Here in Israel, we are in the period traditionally known as “acharei ha’chagim” (after the festivals). Following the long summer holidays and the stop-start of the festivals, this is when the school year usually starts in earnest. Young children around the country are being introduced to the sweetness of learning the letters of the Aleph-Bet to prepare them for learning to read. This year, unfortunately, because of the ongoing Covid crisis, many students have to attend school online, from home. [However (much to the joy of their parents) the educational frameworks for the early childhood years reopened this week. Children around the country are being introduced to the sweetness of learning the letters of the Aleph-Bet to prepare them for learning to read.]

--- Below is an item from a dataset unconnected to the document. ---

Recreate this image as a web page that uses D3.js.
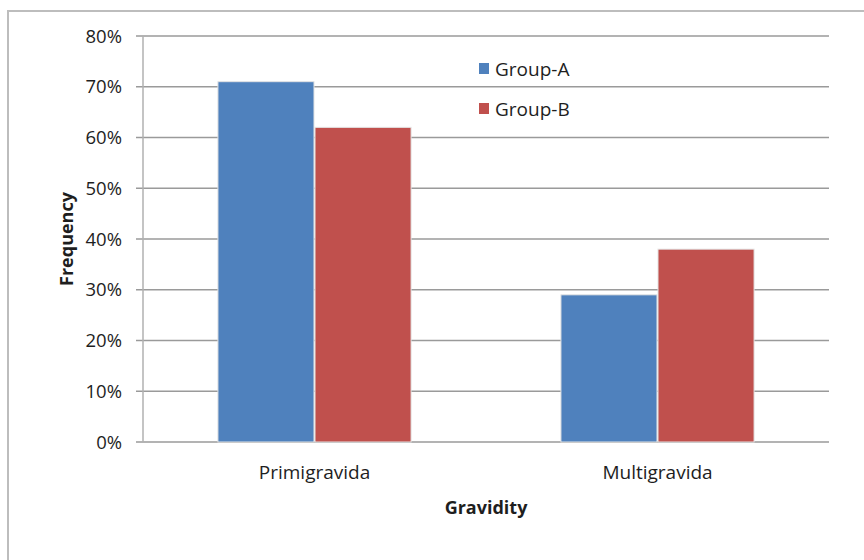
<!DOCTYPE html>
<html><head><meta charset="utf-8">
<script src="https://cdn.jsdelivr.net/npm/d3@7"></script>
<style>body{margin:0;background:#fff}svg{display:block}text{font-family:"Open Sans",sans-serif;fill:#1e1e1e}</style>
</head><body><svg id="c" width="864" height="560"></svg>
<script>
const categories = ["Primigravida", "Multigravida"];
const seriesNames = ["Group-A", "Group-B"];
const groupA = [71, 29];
const groupB = [62, 38];
const yTicks = [0, 10, 20, 30, 40, 50, 60, 70, 80];
const colors = ["#4F81BD", "#C0504D"];

const svg = d3.select("#c");
svg.append("rect").attr("x", 8).attr("y", 11).attr("width", 900).attr("height", 600)
  .attr("fill", "none").attr("stroke", "#bdbdbd").attr("stroke-width", 2);

const L = 143, R = 829, T = 36, B = 442;
const y = d3.scaleLinear().domain([0, 80]).range([B, T]);
const x0 = d3.scaleBand().domain(categories).range([L, R]).paddingInner(0.434).paddingOuter(0.217);
const x1 = d3.scaleBand().domain(seriesNames).range([0, x0.bandwidth()]).padding(0);

// gridlines
svg.append("g").selectAll("line").data(yTicks).join("line")
  .attr("x1", L - 7).attr("x2", R).attr("y1", d => y(d)).attr("y2", d => y(d))
  .attr("stroke", "#9a9a9a").attr("stroke-width", 1.5);
// y axis line
svg.append("line").attr("x1", L).attr("x2", L).attr("y1", T).attr("y2", B)
  .attr("stroke", "#b0b0b0").attr("stroke-width", 1.5);
// tick labels
svg.append("g").selectAll("text").data(yTicks).join("text")
  .attr("x", 122).attr("y", d => y(d)).attr("dy", "0.36em").attr("text-anchor", "end")
  .attr("font-size", 18.5).text(d => d + "%");

const data = categories.map((c, i) => ({c, vals: [groupA[i], groupB[i]]}));
const g = svg.append("g").selectAll("g").data(data).join("g")
  .attr("transform", d => `translate(${x0(d.c)},0)`);
g.selectAll("rect").data(d => d.vals.map((v, j) => ({v, s: seriesNames[j], j}))).join("rect")
  .attr("x", d => x1(d.s) + 0.5).attr("width", x1.bandwidth() - 1)
  .attr("y", d => y(d.v)).attr("height", d => B - y(d.v))
  .attr("fill", d => colors[d.j]).attr("stroke", "#e4e4e4").attr("stroke-width", 1);

// category labels
svg.append("g").selectAll("text").data(categories).join("text")
  .attr("x", d => x0(d) + x0.bandwidth() / 2).attr("y", 479).attr("text-anchor", "middle")
  .attr("font-size", 19).text(d => d);

svg.append("text").attr("x", (L + R) / 2).attr("y", 514).attr("text-anchor", "middle")
  .attr("font-size", 18).attr("font-weight", "bold").text("Gravidity");
svg.append("text").attr("transform", `translate(73,${(T + B) / 2}) rotate(-90)`)
  .attr("text-anchor", "middle").attr("font-size", 18).attr("font-weight", "bold").text("Frequency");

// legend
const leg = svg.append("g").selectAll("g").data(seriesNames).join("g")
  .attr("transform", (d, i) => `translate(479,${69 + i * 40})`);
leg.append("rect").attr("x", 0).attr("y", -6).attr("width", 10).attr("height", 11)
  .attr("fill", (d, i) => colors[i]);
leg.append("text").attr("x", 16).attr("y", 0).attr("dy", "0.36em").attr("font-size", 19).text(d => d);
</script></body></html>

In some communities, the sweetness is literal. In a custom that originated from Eastern Europe, they spread the letters of the Aleph-Bet with honey. When the boys learnt the letters, their teachers encouraged them to dip their finger into the honey on each letter and then lick it. In that way, they would always associate learning with sweetness.
Hebrew is unique. It is an ancient language and a modern one. It is the only example of a sacred language restored as a national language with millions of native speakers who learn it as their mother tongue. At school in Australia I studied the Bible but not Modern Hebrew, I could say, “And the Lord said to Moses,” but not, “I need a toothbrush.” It was magical to hear Hebrew spoken on the streets.
Revived by the visionary Eliezer Ben Yehuda, the Hebrew alphabet has twenty-two letters. The Phoenicians learnt about the letters in Ancient Israel and carried that knowledge back to Greece, where it morphed into the ancient Greek alphabet. Thus, the first few Hebrew letters - Aleph, Bet, Gimmel, Dalet - became the Greek letters of Alpha, Beta, Gamma, Delta.
Ancient Greek influenced the ancient Latin alphabet, which then developed into the modern Latin alphabet we use today to write English.
Hebrew is a language with a lot of depth. The Hebrew letters themselves contain magical, mystical power. Take the first letter, Aleph, for example. It is said to have spiritual meanings and dimensions. Some say it comprises three letters. The Yod above represented God, the Yod below represents Yid or Yehudim (Jews), and in the Vav in between represents the Jewish faith which bridges the two Yods.
The root of the word Alef also connects to many other Hebrew words. “Aluf” which comes from the same root, means a (military) general or a champion and the word “elef” means a thousand.
Talking of numbers, another fascinating aspect of the Hebrew letters is that each letter also has a numerical value. The first ten letters, Alef to Yod, correspond to the numbers 1 - 10. It then increases in units of 10 to 100 and continues in units of 100 until the last letter Tav, which equals 400.
I love the graphic beauty and strength of the Hebrew letters so much that it inspired many of my homeware designs. They are my salute to the wonder that is the Hebrew language.